What is being asked: From the listing below, extract every line in which the word "React" appears.

===== Supplied data =====

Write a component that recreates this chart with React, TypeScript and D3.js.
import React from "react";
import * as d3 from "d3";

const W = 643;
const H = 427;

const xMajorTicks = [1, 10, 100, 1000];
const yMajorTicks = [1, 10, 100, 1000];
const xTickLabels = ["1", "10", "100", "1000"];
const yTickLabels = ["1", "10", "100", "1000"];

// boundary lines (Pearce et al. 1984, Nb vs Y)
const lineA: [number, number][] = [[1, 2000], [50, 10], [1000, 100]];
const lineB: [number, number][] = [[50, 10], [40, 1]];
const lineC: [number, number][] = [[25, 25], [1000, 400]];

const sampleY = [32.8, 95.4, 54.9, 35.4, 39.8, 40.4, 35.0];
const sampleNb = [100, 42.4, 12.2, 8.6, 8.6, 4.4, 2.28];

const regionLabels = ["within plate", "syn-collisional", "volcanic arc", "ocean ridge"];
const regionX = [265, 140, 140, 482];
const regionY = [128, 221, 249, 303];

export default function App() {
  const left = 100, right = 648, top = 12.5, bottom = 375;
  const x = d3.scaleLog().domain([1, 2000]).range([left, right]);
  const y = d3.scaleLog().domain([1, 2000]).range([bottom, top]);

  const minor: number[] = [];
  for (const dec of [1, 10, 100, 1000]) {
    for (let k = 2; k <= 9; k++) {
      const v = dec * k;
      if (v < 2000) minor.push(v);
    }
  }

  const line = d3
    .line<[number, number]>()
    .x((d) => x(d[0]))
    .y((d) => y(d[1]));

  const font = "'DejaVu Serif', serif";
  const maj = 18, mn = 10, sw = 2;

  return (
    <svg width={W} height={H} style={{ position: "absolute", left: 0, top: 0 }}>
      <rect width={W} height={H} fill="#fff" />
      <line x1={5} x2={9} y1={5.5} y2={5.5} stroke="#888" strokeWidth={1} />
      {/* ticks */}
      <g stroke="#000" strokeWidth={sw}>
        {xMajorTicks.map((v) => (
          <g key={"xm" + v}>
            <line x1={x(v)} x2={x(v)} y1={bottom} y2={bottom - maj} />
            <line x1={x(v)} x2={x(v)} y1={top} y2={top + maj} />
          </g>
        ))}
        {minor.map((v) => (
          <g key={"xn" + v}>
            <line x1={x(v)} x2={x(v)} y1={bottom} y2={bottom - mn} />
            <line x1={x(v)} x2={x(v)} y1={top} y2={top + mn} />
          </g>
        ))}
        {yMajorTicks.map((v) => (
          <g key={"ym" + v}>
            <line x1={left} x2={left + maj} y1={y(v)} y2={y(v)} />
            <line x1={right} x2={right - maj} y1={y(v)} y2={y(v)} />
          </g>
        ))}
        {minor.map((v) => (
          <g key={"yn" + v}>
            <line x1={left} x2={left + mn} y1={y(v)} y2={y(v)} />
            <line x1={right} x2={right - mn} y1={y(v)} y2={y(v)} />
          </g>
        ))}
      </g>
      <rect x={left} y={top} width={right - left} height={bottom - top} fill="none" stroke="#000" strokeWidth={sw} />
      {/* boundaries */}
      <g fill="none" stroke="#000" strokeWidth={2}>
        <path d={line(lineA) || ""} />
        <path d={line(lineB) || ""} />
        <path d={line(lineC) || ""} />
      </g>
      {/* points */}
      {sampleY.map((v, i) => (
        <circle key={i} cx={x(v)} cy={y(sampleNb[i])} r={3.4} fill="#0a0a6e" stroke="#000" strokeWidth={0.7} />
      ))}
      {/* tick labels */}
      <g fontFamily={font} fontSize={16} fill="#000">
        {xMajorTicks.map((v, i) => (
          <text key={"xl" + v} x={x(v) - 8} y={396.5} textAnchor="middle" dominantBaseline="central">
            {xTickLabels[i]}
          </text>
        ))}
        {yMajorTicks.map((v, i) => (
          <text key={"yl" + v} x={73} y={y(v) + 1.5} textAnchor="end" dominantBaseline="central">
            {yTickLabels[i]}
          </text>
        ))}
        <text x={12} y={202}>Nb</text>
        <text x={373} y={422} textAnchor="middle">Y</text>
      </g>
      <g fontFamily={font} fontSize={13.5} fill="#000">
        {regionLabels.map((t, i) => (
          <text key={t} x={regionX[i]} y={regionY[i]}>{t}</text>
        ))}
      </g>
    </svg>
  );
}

=====

Response for this exercise:
Write a component that recreates this chart with React, TypeScript and D3.js.
import React from "react";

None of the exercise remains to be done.